Los venecianos tenían claro el modelo de negocio y se hicieron ricos aplicándolo: recogían productos orientales, los transportaban a Venecia en barco y los despachaban por toda Europa. El imperialismo fue su modo de conservar el negocio. “No exportaron ninguna ideología al resto del mundo. Tampoco tenían ningún celo misionario. No eran grandes constructores, como los romanos. Ni fanáticos, como los españoles”, señala Morris.
Estas circunstancias dieron al imperio una identidad híbrida que Morris ya sintetizó en su anterior libro, al hablar sobre Venecia: “Fue única entre las naciones, medio oriental, medio occidental, mitad tierra, mitad mar, situada entre Roma y Bizancio, entre el cristianismo y el islam, con un pie en Europa y el otro chapoteando entre las perlas de Asia”. Ahora ahonda en ese aspecto al hablar de un imperialismo que modelaba tanto al colonizador como al colonizado.
La relación entre Venecia y Oriente era muy anterior a la época del imperio. Nacida tras la caída de Roma, la ciudad de la laguna había vivido más o menos a espaldas del oscurantismo de la Antigüedad Tardía europea gracias a su lealtad a Bizancio. Y más tarde, en la época del imperio, el “temperamento oriental”, como lo llama Morris, lo dominaba todo. Los orfebres y los joyeros bizantinos eran los más cotizados. Las liturgias venían de Levante, los sacerdotes vestían túnicas doradas y las iglesias estaban llenas de lo que la escritora denomina “artilugios orientales”: mosaicos, relicarios, columnas de mármol.
También las gentes eran exóticas. Abundaban los viajeros del este: eslavos, griegos, árabes, persas. Y los venecianos, acostumbrados a la mezcla, habían asumido sus costumbres.

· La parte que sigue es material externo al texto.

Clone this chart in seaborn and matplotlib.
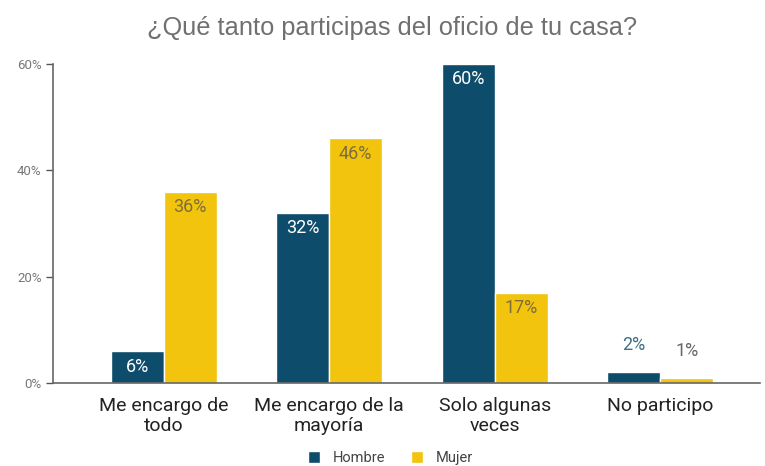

De Oriente venía incluso uno de sus mitos fundacionales: el del secuestro del cuerpo de san Marcos. Cuenta la leyenda que, tras cerrar un lucrativo negocio en la infiel Alejandría, dos mercaderes venecianos robaron el cuerpo de san Marcos, lo envolvieron en carne de cerdo para ahuyentar a los aduaneros musulmanes y se lo llevaron a Venecia, donde aún hoy el patrón salvaguarda y nos recuerda la grandeza de aquel imperio.